Тем временем такое сверкающее, порхающее существование вызвало у Гоголя недоверие. Если внешний вид может настолько очаровывать, то это означает, размышлял он, что за фасадами больше ничего нет. Он был недалек от мысли, что у французов нет души, или скорее всего они не стараются ее развивать, погруженные в тысячи ненужных занятий, одним из которых, самым глупым и самым вредным, была, конечно же, политика. Выходец из самодержавной страны, воспитанный в уважении к порядку и любви к царю, он не понимал, как могут государственные дела обсуждаться в общественных местах, вместо того, чтобы ими занимались специалисты. Эхо революции 1830 года еще будоражили умы многих в Париже. Было совершено множество покушений на короля Луи-Филиппа. За год до этого на Фиеши, в июне 1836-го на Алибо, в декабре на Минье… Наконец принц Луи-Наполеон Бонапарт безрезультатно попытался поднять гарнизон Страсбурга. Для одного «да», для другого «нет»: сменяли правительство: месье Моле сменил месье Тиер. Кто завтра сменит Моле? Во время открытия Триумфальной арки народ, казалось, кричал: «Да здравствует Император!» Все это не сделало нацию здравой и колеблющейся. Никогда не ища возможности знакомства с французами, Гоголь осудил их всех за нестабильность их чувств. Хотя монархия ушла, республика протекала повсюду. Каждый имел собственную идею, как управлять страной. Газеты поносили друг друга. Как же можно управлять при подобном сборище болтунов и горячих голов?
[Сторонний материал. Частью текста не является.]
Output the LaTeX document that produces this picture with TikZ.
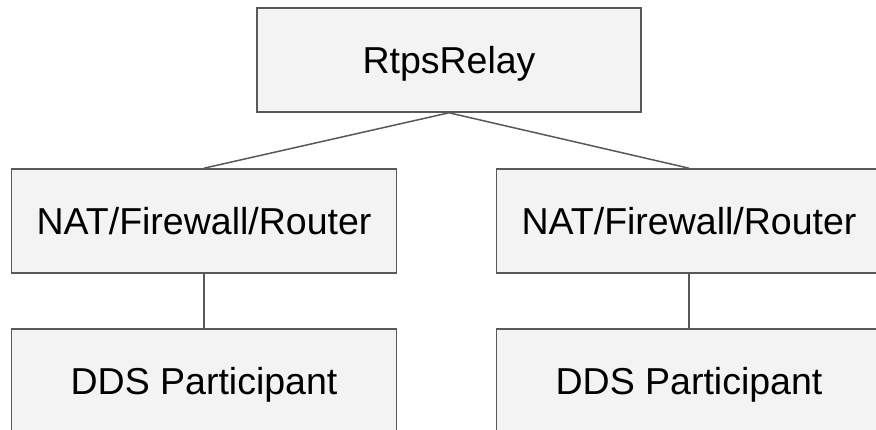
\documentclass[tikz,border=0pt]{standalone}
\usepackage{fontspec}
\setmainfont{Liberation Sans}
\definecolor{boxfill}{HTML}{F3F3F3}
\definecolor{boxline}{HTML}{595959}
\tikzset{
  box/.style={draw=boxline, fill=boxfill, line width=1.6pt, rectangle,
    minimum width=384pt, minimum height=104pt, inner sep=0pt,
    font=\fontsize{37.5pt}{42pt}\selectfont, text height=26.8pt, text depth=0pt},
  link/.style={draw=boxline, line width=1.5pt}
}
\begin{document}
\begin{tikzpicture}[x=1pt, y=-1pt]
  \useasboundingbox (0,0) rectangle (876,430);
  \clip (0,0) rectangle (876,430);
  \fill[white] (0,0) rectangle (876,430);

  % relay at the top, a router and a participant on each side
  \node[box] (relay)  at (449,60)  {RtpsRelay};
  \node[box, minimum width=385pt] (natL) at (204,221) {NAT/Firewall/Router};
  \node[box, minimum width=385pt] (natR) at (689,221) {NAT/Firewall/Router};
  \node[box, minimum width=385pt] (ddsL) at (204,381) {DDS Participant};
  \node[box, minimum width=385pt] (ddsR) at (689,381) {DDS Participant};

  % connections
  \draw[link] (relay.south) -- (natL.north);
  \draw[link] (relay.south) -- (natR.north);
  \draw[link] (natL.south) -- (ddsL.north);
  \draw[link] (natR.south) -- (ddsR.north);
\end{tikzpicture}
\end{document}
«Здесь все политика, – писал Гоголь Прокоповичу, – в каждом переулке и переулочке библиотека с журналами. Остановишься на улице чистить сапоги, тебе суют в руки журнал; в нужнике дают журнал. Об делах Испании больше всякой хлопочет, нежели о своих собственных». [169]

Это обвинение он развивает в своей автобиографической повести «Рим», в которой ее герой, молодой итальянец, только что приехав в Париж для обучения, не замедлил сказать, что Франция – это «королевство слов, а не дела».